Nearly half of New York City residents earning six figures or more have considered fleeing the Big Apple during the coronavirus crisis over cost of living concerns, according to a new poll.
Researchers with the Siena College Research Institute and Manhattan Institute surveyed 782 city dwellers making $100,000 or more about life in the age of COVID-19.
In results released Wednesday, the survey, conducted between July 13 and August 3, found that 44 percent have thought of leaving the city in the past four months, with 69 percent citing cost of reason as the main reason to move.
Quality of life in the city that never sleeps has taken a hit, too, during the pandemic. Just under 4 in 10 respondents said quality of life is now “excellent or good” — a plunge from 79 percent who felt that way pre-coronavirus.
And it could be because many feel like there’s no end in sight — nearly 7 in 10 polled believe it “will take longer than a year” for life to return to normal.

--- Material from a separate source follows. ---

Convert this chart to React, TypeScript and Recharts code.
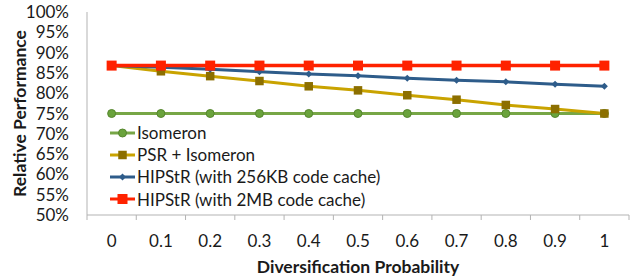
import React from 'react'
import { LineChart, Line, XAxis, YAxis, Legend, Label } from 'recharts'

// diversification probability (x categories)
const probs = [0, 0.1, 0.2, 0.3, 0.4, 0.5, 0.6, 0.7, 0.8, 0.9, 1]
// relative performance, in %
const isomeron = [75, 75, 75, 75, 75, 75, 75, 75, 75, 75, 75]
const psrIsomeron = [86.8, 85.4, 84.2, 83.0, 81.7, 80.7, 79.5, 78.4, 77.1, 76.1, 75.0]
const hip256 = [86.8, 86.4, 85.9, 85.3, 84.7, 84.3, 83.7, 83.2, 82.8, 82.2, 81.7]
const hip2mb = [86.8, 86.8, 86.8, 86.8, 86.8, 86.8, 86.8, 86.8, 86.8, 86.8, 86.8]
const yTicks = [50, 55, 60, 65, 70, 75, 80, 85, 90, 95, 100]

const data = probs.map((p, i) => ({
  p,
  iso: isomeron[i],
  psr: psrIsomeron[i],
  h256: hip256[i],
  h2mb: hip2mb[i],
}))

const W = 640
const H = 279
const Y_W = 87
const M_R = 11
const half = (W - Y_W - M_R) / probs.length / 2
const gray = '#b3b3b3'
const ink = '#1a1a1a'
const font = 'Lato, "Open Sans", sans-serif'

const circleDot = (r: number, fill: string, stroke: string) => (p: any) =>
  <circle key={p.index} cx={p.cx} cy={p.cy} r={r} fill={fill} stroke={stroke} strokeWidth={1} />
const squareDot = (s: number, fill: string) => (p: any) =>
  <rect key={p.index} x={p.cx - s / 2} y={p.cy - s / 2} width={s} height={s} fill={fill} />
const diamondDot = (s: number, fill: string) => (p: any) =>
  <path key={p.index} d={`M${p.cx},${p.cy - s / 2}L${p.cx + s / 2},${p.cy}L${p.cx},${p.cy + s / 2}L${p.cx - s / 2},${p.cy}Z`} fill={fill} />

const series = [
  { key: 'iso', name: 'Isomeron', color: '#77a646', width: 3, dot: circleDot(4, '#6aa33c', '#55862d') },
  { key: 'psr', name: 'PSR + Isomeron', color: '#c9a300', width: 3, dot: squareDot(8.5, '#8c6f00') },
  { key: 'h256', name: 'HIPStR (with 256KB code cache)', color: '#2e5c8a', width: 3, dot: diamondDot(7, '#2e5c8a') },
  { key: 'h2mb', name: 'HIPStR (with 2MB code cache)', color: '#ff2200', width: 3.5, dot: squareDot(10, '#ff2200') },
]

function XTick(props: any) {
  const { x, y, payload } = props
  const last = payload.value === probs[probs.length - 1]
  return (
    <g>
      <line x1={x - half} x2={x - half} y1={y} y2={y + 5} stroke={gray} />
      {last && <line x1={x + half} x2={x + half} y1={y} y2={y + 5} stroke={gray} />}
      <text x={x} y={y + 25} textAnchor="middle" dominantBaseline="central" fontSize={17} fill={ink} fontFamily={font}>
        {String(payload.value)}
      </text>
    </g>
  )
}

function LegendBox() {
  return (
    <div style={{ fontFamily: font, fontSize: 17, color: ink }}>
      {series.map(s => (
        <div key={s.key} style={{ display: 'flex', alignItems: 'center', height: 22.2, whiteSpace: 'nowrap' }}>
          <svg width={25} height={14}>
            <line x1={0} x2={25} y1={7} y2={7} stroke={s.color} strokeWidth={3} />
            {s.dot({ cx: 12.5, cy: 7, index: 0 })}
          </svg>
          <span style={{ marginLeft: 2 }}>{s.name}</span>
        </div>
      ))}
    </div>
  )
}

export default function App() {
  return (
    <div style={{ position: 'absolute', left: 0, top: 0, width: W, height: H, background: '#fff', fontFamily: font }}>
      <LineChart width={W} height={H} data={data} margin={{ top: 12, right: M_R, left: 0, bottom: 0 }}>
        <XAxis
          dataKey="p"
          type="number"
          domain={[-0.05, 1.05]}
          ticks={probs}
          interval={0}
          height={64}
          tickLine={false}
          tickSize={0}
          tickMargin={0}
          stroke={gray}
          tick={<XTick />}
        >
          <Label
            content={(p: any) => (
              <text x={p.viewBox.x + p.viewBox.width / 2} y={273} textAnchor="middle" fontWeight="bold" fontSize={17.5} fill={ink} fontFamily={font}>
                Diversification Probability
              </text>
            )}
          />
        </XAxis>
        <YAxis
          type="number"
          domain={[50, 100]}
          ticks={yTicks}
          interval={0}
          width={Y_W}
          tickLine={false}
          tickSize={0}
          tickMargin={18}
          stroke={gray}
          tick={{ fontSize: 17, fill: ink, fontFamily: font }}
          tickFormatter={(v: number) => `${v}%`}
        >
          <Label
            content={(p: any) => {
              const cy = p.viewBox.y + p.viewBox.height / 2
              return (
                <text x={19} y={cy} transform={`rotate(-90 19 ${cy})`} textAnchor="middle" dominantBaseline="central" fontWeight="bold" fontSize={17.5} fill={ink} fontFamily={font}>
                  Relative Performance
                </text>
              )
            }}
          />
        </YAxis>
        <Legend
          layout="vertical"
          align="center"
          verticalAlign="middle"
          wrapperStyle={{ left: 110, top: 121.5, width: 'auto' }}
          content={() => <LegendBox />}
        />
        {series.map(s => (
          <Line
            key={s.key}
            dataKey={s.key}
            name={s.name}
            stroke={s.color}
            strokeWidth={s.width}
            dot={s.dot}
            activeDot={false}
            isAnimationActive={false}
          />
        ))}
      </LineChart>
    </div>
  )
}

The study also gave insight as to how many top earners are working from home. A majority of respondents, or 53 percent, are now calling their abode their new office, while 21 percent aren’t working at all — though the poll notes they could be retired, furloughed, independently wealthy and receiving passive income.
And the bulk of them (65 percent) believe working from home is Gotham’s new normal, with 30 percent of respondents citing the new setup as a driving force behind wanting to get out of dodge.
Of the 50 people who make $100,000 or more and have already moved out of the city, a dozen said they packed their bags because because of the ability to work from home, the poll found.
The study warned that if more high-income earners flee, the city could find itself in a tax crunch — which Mayor Bill de Blasio and Gov. Andrew Cuomo have been trying to stave off.
“Residents who make $100,000 or more make up 80 percent of New York City’s income-tax revenue, making the city government vulnerable to tax-base erosion,” wrote the study’s author, Michael Hendrix, MI’s director of state and local policy.
Among political parties, there was a stark divide over whether the Big Apple is on the right track — 62 percent of Democrats believe it is, while 72 percent of Republicans think the city is headed down the wrong path.
Those surveyed comprised of 71 percent Democrats, 11 percent Republicans and 14 percent Independents. The poll has a margin of error of 4 percentage points.